Be sure to use a 9-inch pie dish for this recipe, otherwise you’ll have to adjust your ingredients for size. Enjoy!
Fresh Rhubarb Pie
- 2 cups all purpose flour plus more for rolling
- 1 cup unsalted butter 2 sticks, chilled
- 1/2 teaspoon kosher salt
- ice water
- 1 1/3 cup granulated sugar
- 1/2 cup all purpose flour
- 4 cups rhubarb stalks only, cut into half inch pieces
- 1 large egg beaten
- 1 tablespoon decorating sugar
To make the crusts:
- Use a food processor, pastry blender, or cheese grater to create pea sized chunks of very cold butter and mix with flour and salt. Once butter is fully coated, add ice water 1 tablespoon at a time just until the dough comes together.
- Form into two disks and wrap tightly with plastic wrap. Allow to chill and rest in refrigerator for at least an hour.
- Roll out each disk on floured surface. Place bottom pie crust in a 9" pie pan with edges hanging over the side.
To assemble the pie:
- Preheat oven to 450 degrees F.
- Chop rhubarb stalks into 1/2 inch pieces. Do not use leaves.
- Combine sugar and flour in small bowl. Add about a quarter of this mixture to the pie crust that's lining your pie dish. Add fresh rhubarb. Cover with remaining sugar and flour mixture, but do not mix. The goal is to have sugar below and above the rhubarb to form a sugar barrier between the rhubarb and the crust.
- Top with remaining crust and seal the edges and trim as necessary.
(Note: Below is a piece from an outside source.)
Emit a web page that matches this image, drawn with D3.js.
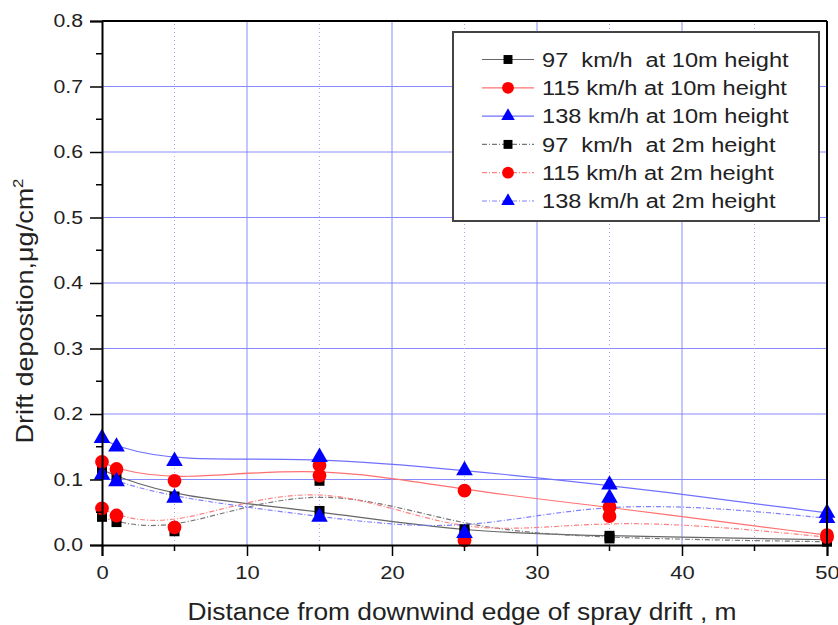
<!DOCTYPE html>
<html>
<head>
<meta charset="utf-8">
<script src="https://cdn.jsdelivr.net/npm/d3@7"></script>
<style>
  body { margin: 0; background: #fff; }
  text { font-family: Arial, "Liberation Sans", sans-serif; }
</style>
</head>
<body>
<script>
// distances (m) where samples were taken
const distances = [0, 1, 5, 15, 25, 35, 50];

// drift deposition values, ug/cm2
const v97_10  = [0.115, 0.105, 0.074, 0.052, 0.019, 0.014, 0.008];
const v115_10 = [0.127, 0.116, 0.098, 0.122, 0.083, 0.058, 0.015];
const v138_10 = [0.163, 0.150, 0.128, 0.134, 0.114, 0.092, 0.049];
const v97_2   = [0.043, 0.035, 0.021, 0.098, 0.024, 0.010, 0.005];
const v115_2  = [0.056, 0.045, 0.027, 0.106, 0.007, 0.044, 0.012];
const v138_2  = [0.107, 0.097, 0.072, 0.043, 0.018, 0.072, 0.041];

const seriesNames = [
  "97  km/h  at 10m height",
  "115 km/h at 10m height",
  "138 km/h at 10m height",
  "97  km/h  at 2m height",
  "115 km/h at 2m height",
  "138 km/h at 2m height"
];

const xTicks = [0, 10, 20, 30, 40, 50];
const yTicks = [0.0, 0.1, 0.2, 0.3, 0.4, 0.5, 0.6, 0.7, 0.8];

const width = 838, height = 625;
const margin = {top: 21, right: 11, bottom: 80, left: 102};

const svg = d3.select("body").append("svg")
    .attr("width", width)
    .attr("height", height);

const x = d3.scaleLinear().domain([0, 50]).range([margin.left, width - margin.right]);
const y = d3.scaleLinear().domain([0, 0.8]).range([height - margin.bottom, margin.top]);

// the original text is a bit wider than Liberation Sans, stretch it
function widen(sel, k) {
  sel.each(function() {
    const len = this.getComputedTextLength();
    d3.select(this).attr("textLength", len * k).attr("lengthAdjust", "spacingAndGlyphs");
  });
}

// series styling
const series = [
  {vals: v97_10,  marker: "square",   color: "#000", line: "#666",    dash: null},
  {vals: v115_10, marker: "circle",   color: "#f00", line: "#ff7070", dash: null},
  {vals: v138_10, marker: "triangle", color: "#00f", line: "#7070ff", dash: null},
  {vals: v97_2,   marker: "square",   color: "#000", line: "#777",    dash: "5,2,1,2"},
  {vals: v115_2,  marker: "circle",   color: "#f00", line: "#ff8080", dash: "5,2,1,2"},
  {vals: v138_2,  marker: "triangle", color: "#00f", line: "#8080ff", dash: "5,2,1,2"}
];
series.forEach((s, i) => s.name = seriesNames[i]);

// grid
const grid = svg.append("g");
grid.selectAll(".hg").data(yTicks.slice(1, -1)).enter().append("line")
    .attr("x1", x(0)).attr("x2", x(50))
    .attr("y1", d => y(d)).attr("y2", d => y(d))
    .attr("stroke", "#8a8aff").attr("stroke-width", 1);
grid.selectAll(".vg").data([10, 20, 30, 40]).enter().append("line")
    .attr("x1", d => x(d)).attr("x2", d => x(d))
    .attr("y1", y(0)).attr("y2", y(0.8))
    .attr("stroke", "#8a8aff").attr("stroke-width", 1);
grid.selectAll(".vm").data([5, 15, 25, 35, 45]).enter().append("line")
    .attr("x1", d => x(d)).attr("x2", d => x(d))
    .attr("y1", y(0)).attr("y2", y(0.8))
    .attr("stroke", "#a8a8ee").attr("stroke-width", 1)
    .attr("stroke-dasharray", "1,3");

// smoothed curves (B-spline like Origin)
const lineGen = d3.line()
    .x((d, i) => x(distances[i]))
    .y(d => y(d))
    .curve(d3.curveBasis);

svg.append("g").selectAll("path").data(series).enter().append("path")
    .attr("d", d => lineGen(d.vals))
    .attr("fill", "none")
    .attr("stroke", d => d.line)
    .attr("stroke-width", 1.2)
    .attr("stroke-dasharray", d => d.dash);

// markers
const sym = {
  square: d3.symbol().type(d3.symbolSquare).size(100),
  circle: d3.symbol().type(d3.symbolCircle).size(150),
  triangle: d3.symbol().type(d3.symbolTriangle).size(120)
};

series.forEach(s => {
  svg.append("g").selectAll("path").data(s.vals).enter().append("path")
      .attr("d", sym[s.marker]())
      .attr("transform", (d, i) => `translate(${x(distances[i])},${y(d)})`)
      .attr("fill", s.color);
});

// axes
const xAxis = d3.axisBottom(x).tickValues(xTicks).tickSize(11).tickFormat(d3.format("d"));
const yAxis = d3.axisLeft(y).tickValues(yTicks).tickSize(12).tickFormat(d3.format(".1f"));

const gx = svg.append("g").attr("transform", `translate(0,${y(0)})`).call(xAxis);
const gy = svg.append("g").attr("transform", `translate(${x(0)},0)`).call(yAxis);

// minor ticks
gx.selectAll(".minor").data([5, 15, 25, 35, 45]).enter().append("line")
    .attr("x1", d => x(d)).attr("x2", d => x(d))
    .attr("y1", 0).attr("y2", 6).attr("stroke", "#000").attr("stroke-width", 1.5);
gy.selectAll(".minor").data([0.05, 0.15, 0.25, 0.35, 0.45, 0.55, 0.65, 0.75]).enter().append("line")
    .attr("y1", d => y(d)).attr("y2", d => y(d))
    .attr("x1", 0).attr("x2", -6).attr("stroke", "#000").attr("stroke-width", 1.5);

[gx, gy].forEach(g => {
  g.select(".domain").attr("stroke-width", 2);
  g.selectAll(".tick line").attr("stroke-width", 1.5);
  g.selectAll(".tick text").attr("font-size", 18).attr("fill", "#222");
});
gx.selectAll(".tick text").attr("y", 34).attr("dy", 0);
gy.selectAll(".tick text").attr("x", -19);
widen(gx.selectAll(".tick text"), 1.22);
widen(gy.selectAll(".tick text"), 1.18);

// frame top and right
svg.append("line").attr("x1", x(0)).attr("x2", x(50)).attr("y1", y(0.8)).attr("y2", y(0.8))
    .attr("stroke", "#000").attr("stroke-width", 2);
svg.append("line").attr("x1", x(50)).attr("x2", x(50)).attr("y1", y(0.8)).attr("y2", y(0))
    .attr("stroke", "#000").attr("stroke-width", 2);

// axis titles
svg.append("text")
    .attr("x", 462)
    .attr("y", 620)
    .attr("text-anchor", "middle")
    .attr("font-size", 23)
    .attr("fill", "#222")
    .attr("textLength", 549)
    .attr("lengthAdjust", "spacingAndGlyphs")
    .text("Distance from downwind edge of spray drift , m");

const yt = svg.append("text")
    .attr("transform", "translate(33,311) rotate(-90)")
    .attr("text-anchor", "middle")
    .attr("font-size", 24)
    .attr("fill", "#222")
    .attr("textLength", 265)
    .attr("lengthAdjust", "spacingAndGlyphs");
yt.append("tspan").text("Drift depostion,μg/cm");
yt.append("tspan").attr("dy", -10).attr("font-size", 15).text("2");

// legend
const lg = svg.append("g").attr("transform", "translate(453,32)");
lg.append("rect").attr("width", 366).attr("height", 189)
    .attr("fill", "#fff").attr("stroke", "#444").attr("stroke-width", 2);

const rows = lg.selectAll(".row").data(series).enter().append("g")
    .attr("transform", (d, i) => `translate(0,${27.5 + i * 28.3})`);
rows.append("line")
    .attr("x1", 29).attr("x2", 81)
    .attr("stroke", d => d.line).attr("stroke-width", 1.2)
    .attr("stroke-dasharray", d => d.dash);
rows.append("path")
    .attr("d", d => sym[d.marker].size(d.marker === "circle" ? 110 : 80)())
    .attr("transform", "translate(55,0)")
    .attr("fill", d => d.color);
const lt = rows.append("text")
    .attr("x", 89).attr("dy", "0.36em")
    .attr("font-size", 20).attr("fill", "#222")
    .style("white-space", "pre")
    .text(d => d.name);
widen(lt, 1.18);
</script>
</body>
</html>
- Add about a tablespoon of water to the beaten egg and use a pastry brush to coat the entire top of the pie. Add decorating sugar to egg while it's still wet. Use aluminum foil or a pie shield to wrap around the outer crust to keep it from getting too brown.
- Set pie in lowest rack of preheated oven. Bake for 15 minutes. Remove foil or pie shield (if using), reduce oven temperature to 350 degrees F, and continue baking for about 45 minutes.